Hernandez Galicia built the oil workers union into an empire and has been accused of running a parallel government in oil producing areas of the country. He turned oil workers into an elite among organized labor, with wages up to eight times higher than other workers, inexpensive union stores, subsidized housing and even union funeral homes. In exchange, he provided the government with stability in a strategic industry.

He and Salinas are longtime foes. As secretary of budget and planning under the previous administration, Salinas issued an order to end the traditional practice of automatically granting 50% of oil company construction contracts to the union. However, the union retained its right to receive 2% of the value of all union contracts for “social works.” Sources said the union is worth hundreds of millions of dollars.

Hernandez Galicia has long urged Pemex to buy its own fleet of oil tankers, so that he could unionize those workers, too, and increase his already immense power. Salinas, meanwhile, has proposed breaking the giant oil monopoly into several companies, which potentially would diminish the union’s power.
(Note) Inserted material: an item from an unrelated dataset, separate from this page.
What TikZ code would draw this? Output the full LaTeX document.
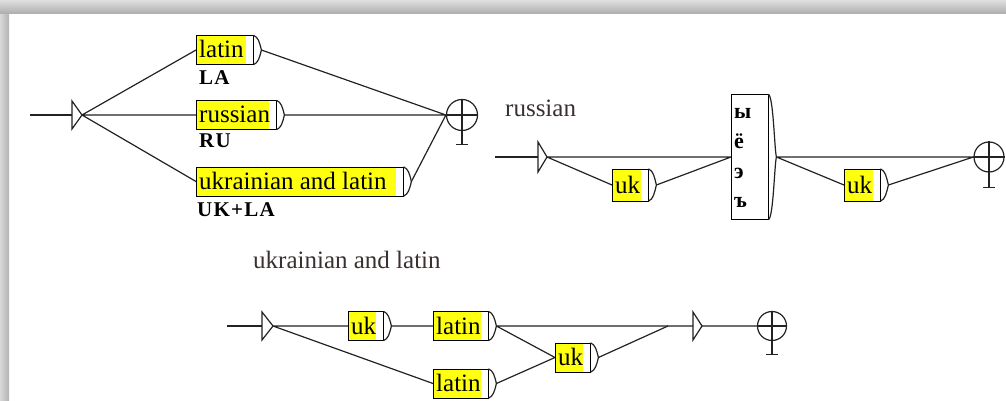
\documentclass[tikz,border=0pt]{standalone}
\usepackage{fontspec}
\setmainfont{Liberation Serif}
\newfontfamily\labelfont[LetterSpace=6]{Liberation Serif}
\usetikzlibrary{calc}
\definecolor{boxyellow}{HTML}{FFFF10}
\definecolor{linecol}{HTML}{222222}
\definecolor{titlecol}{HTML}{3A3030}

\begin{document}
\begin{tikzpicture}[x=1pt,y=-1pt]
    \tikzset{entry/.style = {draw=black,fill=boxyellow,inner sep=0pt,minimum height=29pt,anchor=west,text height=18pt,text depth=2pt,font=\fontsize{25}{27}\selectfont,
        path picture={\fill[white] ([xshift=-7pt]path picture bounding box.north east) rectangle (path picture bounding box.south east);}},
      edge/.style = {draw=linecol,line width=1.2pt},
      outlabel/.style = {anchor=base west,inner sep=0pt,font=\labelfont\bfseries\fontsize{21}{23}\selectfont},
      grtitle/.style = {anchor=base west,inner sep=0pt,text=titlecol,font=\fontsize{25}{27}\selectfont},
      cyrl/.style = {anchor=base west,inner sep=0pt,font=\bfseries\fontsize{22}{24}\selectfont},
      final/.style = {circle,draw=linecol,line width=1.2pt,minimum size=30pt,inner sep=0pt}}
    \def\ent#1#2{\makebox[#1pt][l]{\hspace{3pt}#2}\hspace{7pt}}
    \def\boxcap#1{\draw[edge] (#1.north east) .. controls +(5,2) and +(-2,-8) .. ([xshift=8pt]#1.east) .. controls +(-2,8) and +(5,-2) .. (#1.south east);}
    \useasboundingbox (0,0) rectangle (1006,401);
    % window shadow
    \shade[left color=gray!30,right color=gray!60] (0,0) rectangle (9,401);
    \shade[top color=gray!25,bottom color=gray!65] (0,0) rectangle (1006,14);

    % main graph
    \coordinate (in1) at (30,115);
    \coordinate (s1) at (72,115);
    \coordinate (s1t) at (82,115);
    \draw[edge] (in1) -- (s1);
    \draw[line width=2.5pt,linecol] (in1) -- ++(10,0);
    \draw[edge] (s1) ++(0,-14) -- (s1t) -- ++(-10,14) -- cycle;
    \node[entry] (la) at (196,50) {\ent{57}{latin}};
    \node[entry] (ru) at (196,115) {\ent{80}{russian}};
    \node[entry] (ukla) at (196,181.5) {\ent{207}{ukrainian and latin}};
    \boxcap{la} \boxcap{ru} \boxcap{ukla}
    \node[outlabel] (la-o) at ($(la.south west)+(3,20)$) {LA};
    \node[outlabel] (ru-o) at ($(ru.south west)+(3,18)$) {RU};
    \node[outlabel] (ukla-o) at ($(ukla.south west)+(1,20)$) {UK+LA};
    \node[final,minimum size=31pt] (f1) at (462,115) {};
    \draw[edge] (f1.west) -- (f1.east) (f1.north) -- ($(f1.south)+(0,13)$) coordinate (f1b);
    \draw[edge] ($(f1b)+(-6,0)$) -- ($(f1b)+(6,0)$);
    \draw[edge] (s1t) -- (la.west) (s1t) -- (ru.west) (s1t) -- (ukla.west);
    \draw[edge] ([xshift=8pt]la.east) -- (f1.west) ([xshift=8pt]ru.east) -- (f1.west) ([xshift=8pt]ukla.east) -- (f1.west);

    % russian
    \node[grtitle] (t2) at (505,117) {russian};
    \coordinate (in2) at (495,157);
    \coordinate (s2) at (538,157);
    \coordinate (s2t) at (547,157);
    \draw[edge] (in2) -- (s2);
    \draw[line width=2.5pt,linecol] (in2) -- ++(11,0);
    \draw[edge] (s2) ++(0,-15) -- (s2t) -- ++(-9,15) -- cycle;
    \node[entry,minimum height=32pt] (uk1) at (612,185) {\ent{36}{uk}};
    \node[draw=black,fill=white,inner sep=0pt,minimum width=37pt,minimum height=125pt,anchor=west] (cyr) at (731,157) {};
    \foreach \c [count=\i] in {ы,ё,э,ъ}
      \node[cyrl] (cy\i) at (734,{89+29.7*\i}) {\c};
    \node[entry,minimum height=32pt] (uk2) at (844,185) {\ent{36}{uk}};
    \boxcap{uk1} \boxcap{cyr} \boxcap{uk2}
    \node[final] (f2) at (989,157) {};
    \draw[edge] (f2.west) -- (f2.east) (f2.north) -- ($(f2.south)+(0,15)$) coordinate (f2b);
    \draw[edge] ($(f2b)+(-6,0)$) -- ($(f2b)+(6,0)$);
    \draw[edge] (s2t) -- (cyr.west) (s2t) -- (uk1.west) ([xshift=8pt]uk1.east) -- (cyr.west);
    \draw[edge] ([xshift=8pt]cyr.east) -- (f2.west) ([xshift=8pt]cyr.east) -- (uk2.west) ([xshift=8pt]uk2.east) -- (f2.west);

    % ukrainian and latin
    \node[grtitle] (t3) at (253,268) {ukrainian and latin};
    \coordinate (in3) at (227,326);
    \coordinate (s3) at (262,326);
    \coordinate (s3t) at (273,326);
    \draw[edge] (in3) -- (s3);
    \draw[line width=2.5pt,linecol] (in3) -- ++(10,0);
    \draw[edge] (s3) ++(0,-14) -- (s3t) -- ++(-11,14) -- cycle;
    \node[entry] (uk3) at (348,326) {\ent{35}{uk}};
    \node[entry] (lt) at (433,326) {\ent{55}{latin}};
    \node[entry] (lb) at (433,383.5) {\ent{55}{latin}};
    \node[entry] (um) at (555,357.5) {\ent{35}{uk}};
    \boxcap{uk3} \boxcap{lt} \boxcap{lb} \boxcap{um}
    \coordinate (join) at (668,326);
    \coordinate (s4) at (693,326);
    \coordinate (s4t) at (702,326);
    \draw[edge] (s4) ++(0,-14) -- (s4t) -- ++(-9,14) -- cycle;
    \node[final,minimum size=29pt] (f3) at (772,326) {};
    \draw[edge] (f3.west) -- (f3.east) (f3.north) -- ($(f3.south)+(0,13)$) coordinate (f3b);
    \draw[edge] ($(f3b)+(-6,0)$) -- ($(f3b)+(6,0)$);
    \draw[edge] (s3t) -- (uk3.west) (s3t) -- (lb.west) ([xshift=8pt]uk3.east) -- (lt.west);
    \draw[edge] ([xshift=8pt]lt.east) -- (s4) ([xshift=8pt]lt.east) -- (um.west) ([xshift=8pt]lb.east) -- (um.west);
    \draw[edge] ([xshift=8pt]um.east) -- (join) (s4t) -- (f3.west);
\end{tikzpicture}
\end{document}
Before Salinas was inaugurated, members of the oil union who hold seats in the federal Chamber of Deputies publicly accused former Pemex chief Mario Ramon Beteta of having embezzled $49 million in a 1985 deal to buy two Yugoslav-built oil tankers. The charge was seen as a power play and challenge to Salinas. A month later, the PRI-controlled chamber dropped the case.

Union leaders viewed Tuesday’s arrest as revenge.

A source close to the union who declined to be identified said Hernandez Galicia had told oil workers at a meeting in Tampico on Sunday that he had new evidence against Beteta. The source said the arrest was a preemptive strike.